*Written problem*.
Give the number of lines below that contain "LaTeX", with no other output.

*Provided entries*.
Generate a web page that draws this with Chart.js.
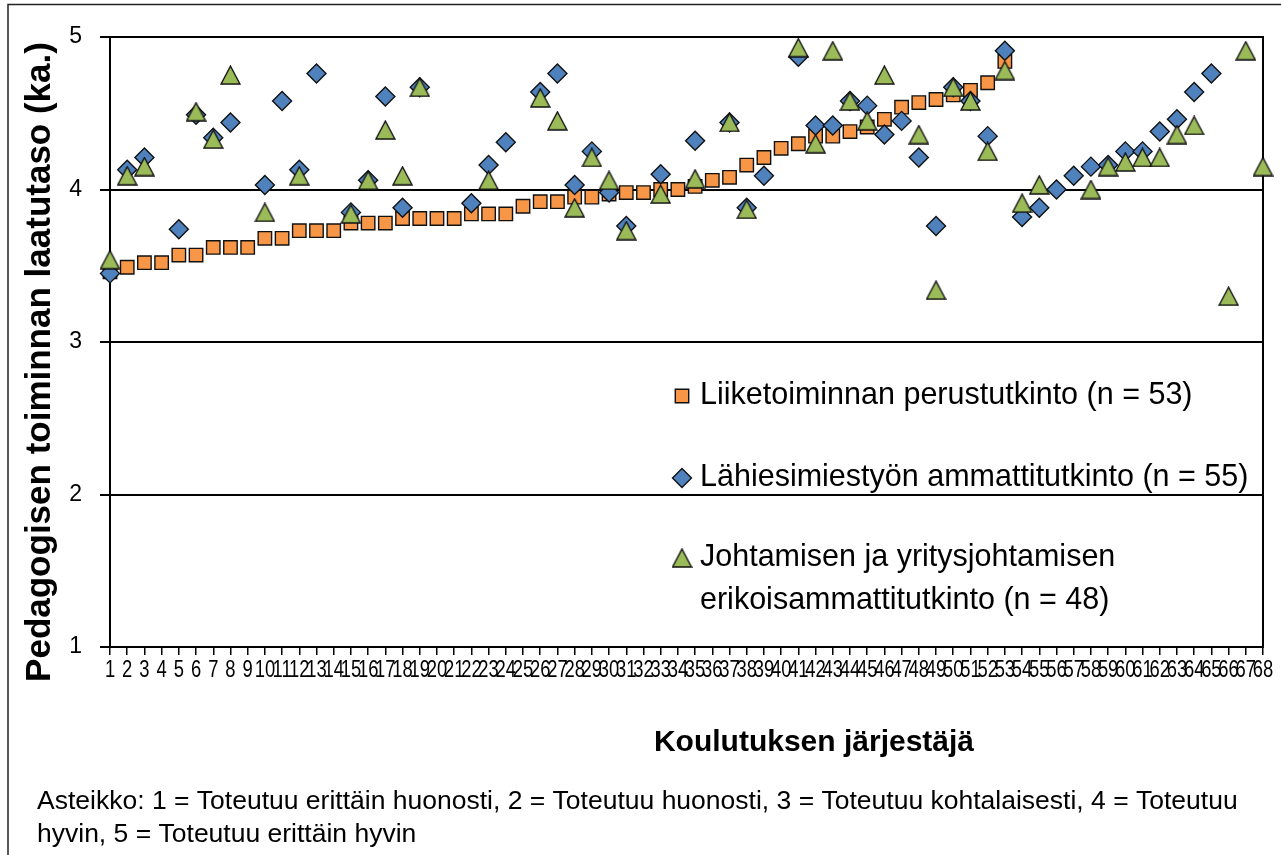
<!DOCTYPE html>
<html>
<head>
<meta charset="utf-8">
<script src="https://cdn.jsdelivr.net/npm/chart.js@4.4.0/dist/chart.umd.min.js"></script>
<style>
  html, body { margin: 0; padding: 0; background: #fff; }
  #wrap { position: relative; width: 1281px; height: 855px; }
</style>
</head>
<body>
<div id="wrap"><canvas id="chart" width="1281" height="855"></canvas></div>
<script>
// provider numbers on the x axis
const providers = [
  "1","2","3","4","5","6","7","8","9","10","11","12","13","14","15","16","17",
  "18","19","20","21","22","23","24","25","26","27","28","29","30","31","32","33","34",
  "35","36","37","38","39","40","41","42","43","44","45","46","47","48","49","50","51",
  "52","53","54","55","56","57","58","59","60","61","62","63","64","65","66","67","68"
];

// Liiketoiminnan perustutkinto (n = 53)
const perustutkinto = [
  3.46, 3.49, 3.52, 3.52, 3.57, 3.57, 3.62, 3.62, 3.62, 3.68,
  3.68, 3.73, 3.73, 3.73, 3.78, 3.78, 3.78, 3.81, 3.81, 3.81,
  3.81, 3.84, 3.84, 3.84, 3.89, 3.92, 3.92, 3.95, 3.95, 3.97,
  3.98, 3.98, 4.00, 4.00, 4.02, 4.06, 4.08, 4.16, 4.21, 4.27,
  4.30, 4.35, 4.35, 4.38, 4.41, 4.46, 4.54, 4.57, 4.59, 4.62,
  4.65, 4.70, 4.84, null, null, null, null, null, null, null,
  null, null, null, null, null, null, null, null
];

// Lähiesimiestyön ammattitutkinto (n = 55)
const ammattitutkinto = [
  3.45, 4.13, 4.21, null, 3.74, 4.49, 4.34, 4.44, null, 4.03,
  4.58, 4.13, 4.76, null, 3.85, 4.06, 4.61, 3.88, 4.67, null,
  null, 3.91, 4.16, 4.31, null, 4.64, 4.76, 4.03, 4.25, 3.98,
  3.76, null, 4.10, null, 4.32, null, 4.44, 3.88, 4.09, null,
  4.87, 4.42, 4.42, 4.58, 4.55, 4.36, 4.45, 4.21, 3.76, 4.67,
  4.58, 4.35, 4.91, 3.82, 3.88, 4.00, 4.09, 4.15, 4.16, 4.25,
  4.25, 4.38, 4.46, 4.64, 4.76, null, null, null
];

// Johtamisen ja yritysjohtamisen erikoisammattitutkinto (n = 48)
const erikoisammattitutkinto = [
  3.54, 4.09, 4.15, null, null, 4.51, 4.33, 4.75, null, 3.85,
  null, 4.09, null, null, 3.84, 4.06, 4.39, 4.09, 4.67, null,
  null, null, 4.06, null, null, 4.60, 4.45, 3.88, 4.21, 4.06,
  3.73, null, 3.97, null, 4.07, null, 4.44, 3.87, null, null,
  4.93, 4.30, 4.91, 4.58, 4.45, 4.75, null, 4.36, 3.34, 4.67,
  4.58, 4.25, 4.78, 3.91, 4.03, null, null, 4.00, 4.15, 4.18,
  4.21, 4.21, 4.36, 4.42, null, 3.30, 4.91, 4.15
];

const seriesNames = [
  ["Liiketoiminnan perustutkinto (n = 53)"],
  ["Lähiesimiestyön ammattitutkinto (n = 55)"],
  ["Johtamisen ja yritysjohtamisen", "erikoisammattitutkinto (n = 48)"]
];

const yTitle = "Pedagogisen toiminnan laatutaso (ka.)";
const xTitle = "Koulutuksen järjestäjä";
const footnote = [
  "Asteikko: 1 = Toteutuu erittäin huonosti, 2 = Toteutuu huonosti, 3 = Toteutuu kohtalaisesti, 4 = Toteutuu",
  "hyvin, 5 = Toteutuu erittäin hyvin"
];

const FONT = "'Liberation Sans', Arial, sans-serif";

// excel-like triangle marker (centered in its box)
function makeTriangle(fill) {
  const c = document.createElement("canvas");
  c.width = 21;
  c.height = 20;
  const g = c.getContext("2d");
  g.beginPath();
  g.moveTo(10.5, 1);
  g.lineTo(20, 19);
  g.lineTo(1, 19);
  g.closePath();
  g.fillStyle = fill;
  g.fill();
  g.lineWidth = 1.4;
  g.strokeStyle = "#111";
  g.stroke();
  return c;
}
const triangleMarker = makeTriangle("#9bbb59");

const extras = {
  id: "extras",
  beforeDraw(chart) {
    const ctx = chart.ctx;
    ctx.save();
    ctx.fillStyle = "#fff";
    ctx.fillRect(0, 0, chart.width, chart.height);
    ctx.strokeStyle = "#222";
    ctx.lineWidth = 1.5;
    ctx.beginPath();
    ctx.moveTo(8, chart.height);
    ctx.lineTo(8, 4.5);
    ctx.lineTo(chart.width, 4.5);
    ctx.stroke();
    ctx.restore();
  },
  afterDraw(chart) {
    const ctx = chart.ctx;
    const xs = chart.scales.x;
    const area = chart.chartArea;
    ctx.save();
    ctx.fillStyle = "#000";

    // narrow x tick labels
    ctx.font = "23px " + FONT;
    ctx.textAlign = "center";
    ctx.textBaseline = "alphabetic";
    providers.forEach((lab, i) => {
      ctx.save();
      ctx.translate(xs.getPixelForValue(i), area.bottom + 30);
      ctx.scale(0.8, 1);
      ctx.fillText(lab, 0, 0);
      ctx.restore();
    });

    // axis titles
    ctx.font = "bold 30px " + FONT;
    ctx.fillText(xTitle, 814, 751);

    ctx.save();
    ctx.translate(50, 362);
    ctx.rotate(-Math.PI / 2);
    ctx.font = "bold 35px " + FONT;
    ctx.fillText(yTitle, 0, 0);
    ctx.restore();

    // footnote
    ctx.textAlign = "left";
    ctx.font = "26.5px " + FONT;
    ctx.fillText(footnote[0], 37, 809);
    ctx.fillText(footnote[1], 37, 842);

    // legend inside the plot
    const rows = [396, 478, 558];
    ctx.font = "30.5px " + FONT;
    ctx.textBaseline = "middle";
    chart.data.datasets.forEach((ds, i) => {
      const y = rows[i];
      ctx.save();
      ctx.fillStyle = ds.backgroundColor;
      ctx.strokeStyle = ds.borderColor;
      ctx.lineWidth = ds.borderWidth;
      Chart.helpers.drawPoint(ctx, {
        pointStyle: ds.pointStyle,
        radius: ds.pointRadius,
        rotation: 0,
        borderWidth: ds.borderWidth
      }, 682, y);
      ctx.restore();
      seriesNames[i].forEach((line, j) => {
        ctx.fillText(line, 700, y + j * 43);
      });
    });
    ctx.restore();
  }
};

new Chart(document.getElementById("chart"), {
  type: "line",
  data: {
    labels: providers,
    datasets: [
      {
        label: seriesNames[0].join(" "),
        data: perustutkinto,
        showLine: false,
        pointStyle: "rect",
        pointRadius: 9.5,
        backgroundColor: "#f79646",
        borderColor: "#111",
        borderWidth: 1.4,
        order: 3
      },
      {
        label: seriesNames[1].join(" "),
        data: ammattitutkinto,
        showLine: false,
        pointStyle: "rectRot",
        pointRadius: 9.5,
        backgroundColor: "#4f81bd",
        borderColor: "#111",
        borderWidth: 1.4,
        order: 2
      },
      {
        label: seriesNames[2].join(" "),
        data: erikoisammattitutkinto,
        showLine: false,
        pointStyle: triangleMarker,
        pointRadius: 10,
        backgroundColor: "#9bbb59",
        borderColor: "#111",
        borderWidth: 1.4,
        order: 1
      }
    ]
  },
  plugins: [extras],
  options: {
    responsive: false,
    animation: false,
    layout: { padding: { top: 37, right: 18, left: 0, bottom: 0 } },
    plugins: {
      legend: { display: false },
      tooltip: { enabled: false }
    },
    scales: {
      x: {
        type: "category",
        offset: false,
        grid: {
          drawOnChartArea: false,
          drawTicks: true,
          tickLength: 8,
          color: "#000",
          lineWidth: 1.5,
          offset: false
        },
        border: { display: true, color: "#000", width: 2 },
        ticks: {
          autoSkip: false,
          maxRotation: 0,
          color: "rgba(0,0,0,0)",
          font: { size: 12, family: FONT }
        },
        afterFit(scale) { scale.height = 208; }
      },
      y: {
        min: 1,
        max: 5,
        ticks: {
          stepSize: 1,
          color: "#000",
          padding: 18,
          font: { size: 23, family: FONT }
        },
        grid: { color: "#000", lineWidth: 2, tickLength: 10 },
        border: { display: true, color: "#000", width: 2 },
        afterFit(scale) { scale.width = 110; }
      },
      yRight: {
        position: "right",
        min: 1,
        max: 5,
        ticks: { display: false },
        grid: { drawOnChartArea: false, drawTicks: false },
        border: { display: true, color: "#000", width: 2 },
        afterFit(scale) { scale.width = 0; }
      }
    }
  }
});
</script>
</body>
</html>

--

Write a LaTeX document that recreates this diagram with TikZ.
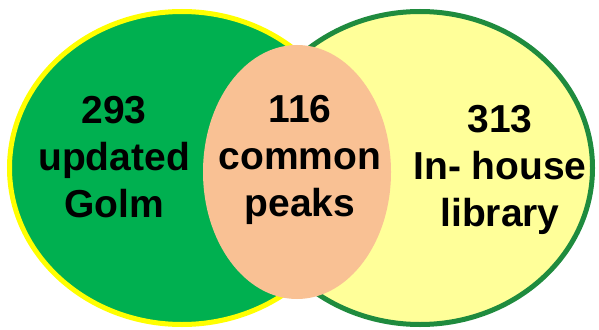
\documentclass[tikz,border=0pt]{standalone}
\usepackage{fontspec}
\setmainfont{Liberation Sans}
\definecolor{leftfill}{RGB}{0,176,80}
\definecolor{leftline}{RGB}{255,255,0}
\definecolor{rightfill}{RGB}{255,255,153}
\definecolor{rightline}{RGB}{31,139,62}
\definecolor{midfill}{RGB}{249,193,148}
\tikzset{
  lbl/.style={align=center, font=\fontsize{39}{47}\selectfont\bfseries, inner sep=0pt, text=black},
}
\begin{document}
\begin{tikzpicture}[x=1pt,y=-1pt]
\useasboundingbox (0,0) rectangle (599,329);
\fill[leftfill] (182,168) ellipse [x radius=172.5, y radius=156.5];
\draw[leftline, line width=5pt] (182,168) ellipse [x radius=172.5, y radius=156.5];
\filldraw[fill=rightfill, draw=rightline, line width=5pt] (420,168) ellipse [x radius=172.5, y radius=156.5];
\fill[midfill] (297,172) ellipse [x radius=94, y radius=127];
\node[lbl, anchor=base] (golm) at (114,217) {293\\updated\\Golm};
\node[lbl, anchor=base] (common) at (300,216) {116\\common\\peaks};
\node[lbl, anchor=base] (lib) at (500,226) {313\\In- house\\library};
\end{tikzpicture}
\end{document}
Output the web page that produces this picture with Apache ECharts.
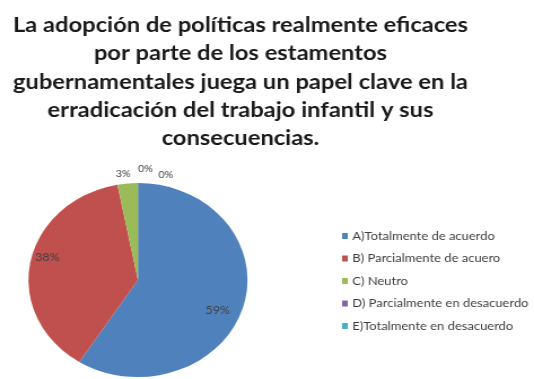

* * *

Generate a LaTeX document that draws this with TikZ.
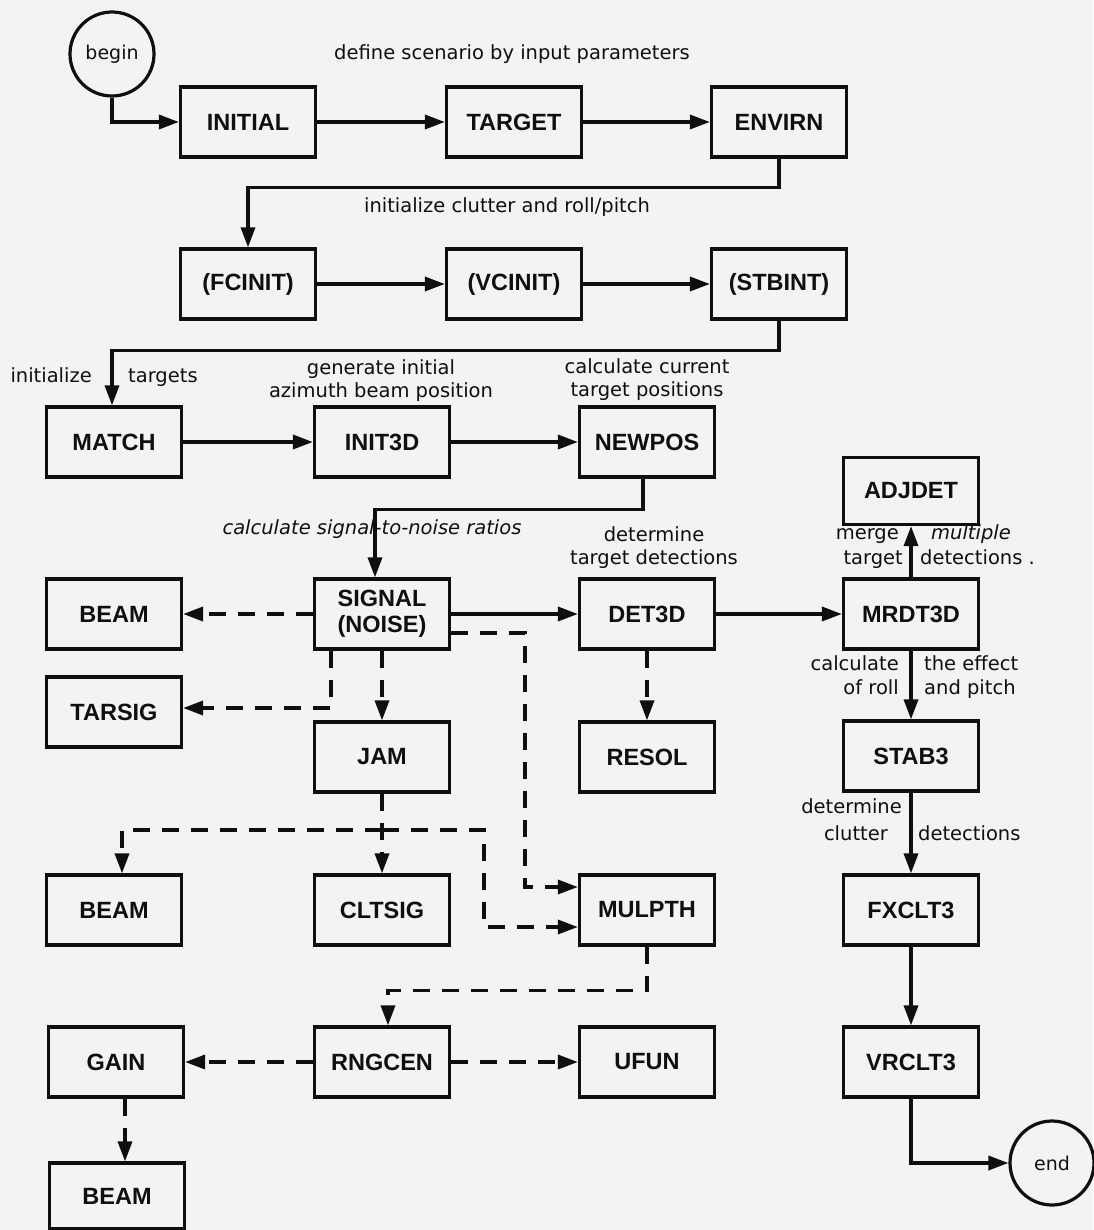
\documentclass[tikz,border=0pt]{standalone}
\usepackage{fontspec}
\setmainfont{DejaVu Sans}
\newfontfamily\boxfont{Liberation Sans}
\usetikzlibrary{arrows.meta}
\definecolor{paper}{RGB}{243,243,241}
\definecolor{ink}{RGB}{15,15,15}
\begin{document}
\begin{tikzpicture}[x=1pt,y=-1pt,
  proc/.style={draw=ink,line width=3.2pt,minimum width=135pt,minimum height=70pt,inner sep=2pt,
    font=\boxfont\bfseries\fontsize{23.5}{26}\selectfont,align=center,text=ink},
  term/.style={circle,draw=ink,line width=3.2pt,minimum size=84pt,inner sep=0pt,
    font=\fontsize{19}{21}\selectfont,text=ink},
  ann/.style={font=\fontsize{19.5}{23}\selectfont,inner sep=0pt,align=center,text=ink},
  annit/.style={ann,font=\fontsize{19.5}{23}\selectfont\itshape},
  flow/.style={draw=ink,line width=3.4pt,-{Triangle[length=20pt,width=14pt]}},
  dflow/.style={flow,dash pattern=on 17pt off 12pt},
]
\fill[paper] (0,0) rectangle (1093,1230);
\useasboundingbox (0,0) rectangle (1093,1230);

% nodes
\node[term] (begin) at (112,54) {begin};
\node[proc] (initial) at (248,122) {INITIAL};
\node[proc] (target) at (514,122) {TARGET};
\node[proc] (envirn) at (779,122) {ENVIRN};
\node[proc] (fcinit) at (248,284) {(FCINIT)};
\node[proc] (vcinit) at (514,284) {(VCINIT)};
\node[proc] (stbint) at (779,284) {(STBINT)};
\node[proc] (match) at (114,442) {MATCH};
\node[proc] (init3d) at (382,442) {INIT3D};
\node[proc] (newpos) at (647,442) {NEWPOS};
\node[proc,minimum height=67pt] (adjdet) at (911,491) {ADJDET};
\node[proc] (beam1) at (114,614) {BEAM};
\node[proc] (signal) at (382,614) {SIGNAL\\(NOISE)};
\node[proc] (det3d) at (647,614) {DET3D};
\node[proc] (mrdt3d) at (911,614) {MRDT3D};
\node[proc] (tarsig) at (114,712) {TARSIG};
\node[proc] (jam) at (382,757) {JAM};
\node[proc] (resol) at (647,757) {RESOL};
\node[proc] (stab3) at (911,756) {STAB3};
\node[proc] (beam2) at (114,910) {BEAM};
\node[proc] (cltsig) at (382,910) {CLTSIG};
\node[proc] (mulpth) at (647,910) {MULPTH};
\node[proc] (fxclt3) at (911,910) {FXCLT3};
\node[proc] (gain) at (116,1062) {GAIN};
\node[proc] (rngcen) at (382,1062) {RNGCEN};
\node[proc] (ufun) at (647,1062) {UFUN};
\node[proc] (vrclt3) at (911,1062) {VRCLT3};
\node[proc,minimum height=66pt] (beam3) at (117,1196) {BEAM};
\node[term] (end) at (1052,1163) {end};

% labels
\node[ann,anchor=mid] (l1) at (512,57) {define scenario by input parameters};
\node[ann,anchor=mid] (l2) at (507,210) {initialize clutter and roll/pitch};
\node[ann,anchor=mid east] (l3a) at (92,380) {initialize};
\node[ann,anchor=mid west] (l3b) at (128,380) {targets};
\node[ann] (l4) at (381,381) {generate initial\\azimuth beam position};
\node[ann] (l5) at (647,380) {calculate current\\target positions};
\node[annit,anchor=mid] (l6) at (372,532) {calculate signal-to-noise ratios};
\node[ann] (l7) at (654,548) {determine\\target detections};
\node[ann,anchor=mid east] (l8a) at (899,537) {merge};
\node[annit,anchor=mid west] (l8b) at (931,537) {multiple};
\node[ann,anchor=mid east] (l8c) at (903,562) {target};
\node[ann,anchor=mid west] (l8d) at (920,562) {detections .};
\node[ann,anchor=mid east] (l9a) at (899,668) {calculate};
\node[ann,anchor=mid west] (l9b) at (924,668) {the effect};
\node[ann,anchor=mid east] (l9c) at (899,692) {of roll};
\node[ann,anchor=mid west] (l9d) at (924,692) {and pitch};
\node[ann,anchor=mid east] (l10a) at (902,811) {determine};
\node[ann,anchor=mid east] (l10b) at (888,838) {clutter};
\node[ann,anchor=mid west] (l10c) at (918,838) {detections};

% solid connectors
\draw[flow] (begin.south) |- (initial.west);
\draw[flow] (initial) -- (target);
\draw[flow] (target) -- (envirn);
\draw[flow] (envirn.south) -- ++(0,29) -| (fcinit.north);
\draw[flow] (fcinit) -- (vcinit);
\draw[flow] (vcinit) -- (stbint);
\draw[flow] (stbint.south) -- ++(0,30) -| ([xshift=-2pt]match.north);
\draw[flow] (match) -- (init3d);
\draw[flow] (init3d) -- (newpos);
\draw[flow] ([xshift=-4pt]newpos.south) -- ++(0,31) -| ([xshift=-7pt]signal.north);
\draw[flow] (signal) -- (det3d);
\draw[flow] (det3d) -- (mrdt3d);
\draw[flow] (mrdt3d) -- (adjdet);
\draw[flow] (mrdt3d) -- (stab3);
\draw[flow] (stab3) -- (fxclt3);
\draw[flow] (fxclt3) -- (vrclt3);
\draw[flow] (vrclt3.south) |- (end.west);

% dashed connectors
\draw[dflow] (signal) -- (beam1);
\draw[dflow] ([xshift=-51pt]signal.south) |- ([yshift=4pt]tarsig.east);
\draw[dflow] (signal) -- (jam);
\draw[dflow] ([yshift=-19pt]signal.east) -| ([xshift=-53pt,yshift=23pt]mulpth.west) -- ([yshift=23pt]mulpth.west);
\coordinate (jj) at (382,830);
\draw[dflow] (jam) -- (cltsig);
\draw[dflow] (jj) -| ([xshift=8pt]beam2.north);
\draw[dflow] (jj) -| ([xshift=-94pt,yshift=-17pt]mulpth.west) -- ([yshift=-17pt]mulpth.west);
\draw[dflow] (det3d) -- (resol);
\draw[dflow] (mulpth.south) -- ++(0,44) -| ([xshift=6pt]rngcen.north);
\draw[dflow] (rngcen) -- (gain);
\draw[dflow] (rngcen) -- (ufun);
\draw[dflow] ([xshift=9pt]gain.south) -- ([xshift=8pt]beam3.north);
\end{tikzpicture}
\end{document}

*Result for this task*.
2